Alex and co. kick things off strongly enough; lead single ‘Do I Wanna Know?’ is a slicked-back grower that, if it doesn’t straight away, will get you gyrating your hips to its seductive rhythm on any dancefloor, no matter how disturbing that sounds. Insta-classic ‘R U Mine?’ makes a return from 2012 here too, though offers a completely different take on greased-back swagger: its punchier, Queens of the Stone Age-inspired groove will perhaps be the only luxury for people waiting on a revisit to Sheffield circa 2006.

‘One For The Road’ is one of AM‘s stronger tracks, and is also one of the few heavily inspired by hip-hop – a pattern of traits you’ll find will develop throughout the record. Falsetto harmonies are the foundation here – in fact, they’re thrown around all over the album – as Turner offers some unusually lacklustre lyrics before breaking into a solo not dissimilar to that of ‘Crying Lightning’: “From the bottom of your heart / the relegation zone / I saw this coming from the start / the shake, rattle and roll”. It’s catchy, though, and its fresh rhythm sets it apart from more lacking tracks to come.
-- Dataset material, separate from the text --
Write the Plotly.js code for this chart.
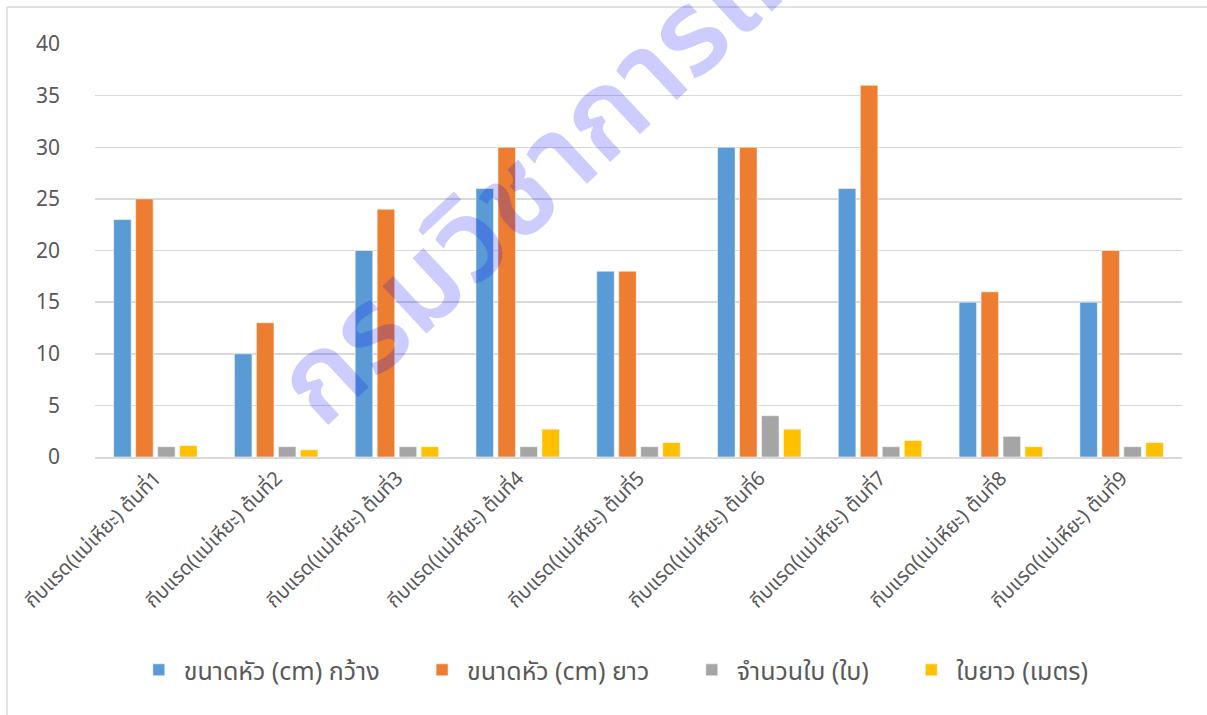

AM struggles most in its middle section; most of the central tracks begin to fall flat under the weight of either their blandness or the lack of imagination. ‘I Want It All’ sounds like ‘R U Mine?’ B-side ‘Electricity’, just with a big stomping ‘fuck you’ riff that’s more brawl over brains, and a sort-of-solo that I’m sure I’ve heard on another Monkeys song before. ‘Arabella’ is alright, but Black Sabbath fans will be checking their Spotify to check they’re not listening to a cover of ‘War Pigs’. By the time the tender ‘Mad Sounds’ – with its cute, “ooh la la la”s – and the Last Shadow Puppets-sounding ‘Fireside’ have taken their turns, you’ll be starting to beg for just that little bit more.

Fortunately, the closing tracks are the album’s best. ‘Why’d You Only Call Me When You’re High’ – with its grammatical mistake – and ‘Snap Out Of It’ are the two most Dre-like tracks on AM. The latter is simply melodic, but most importantly, fun, and although it sounds like some previous tracks, it stands above them with ease. Album closer ‘I Wanna Be Yours’ is, too, an affecting love letter in the form of a ballad, addressed not only to the woman who Turner has lusted over for fourty minutes, but to John Cooper Clarke, the poet whose words fill the track’s calm crescendo.

AM is by no means Arctic Monkeys’ best work. Several tracks fall flat and leave you scratching your head toward the end, but there’s also some really great moments on here. Were it to be its own entity, it could be so much sweeter, but Alex Turner hasn’t quite got what ailed him on Suck It And See off his chest yet. The result is an uncertain mix between frail-sounding ditties and some stronger, almost-hip-hop tunes.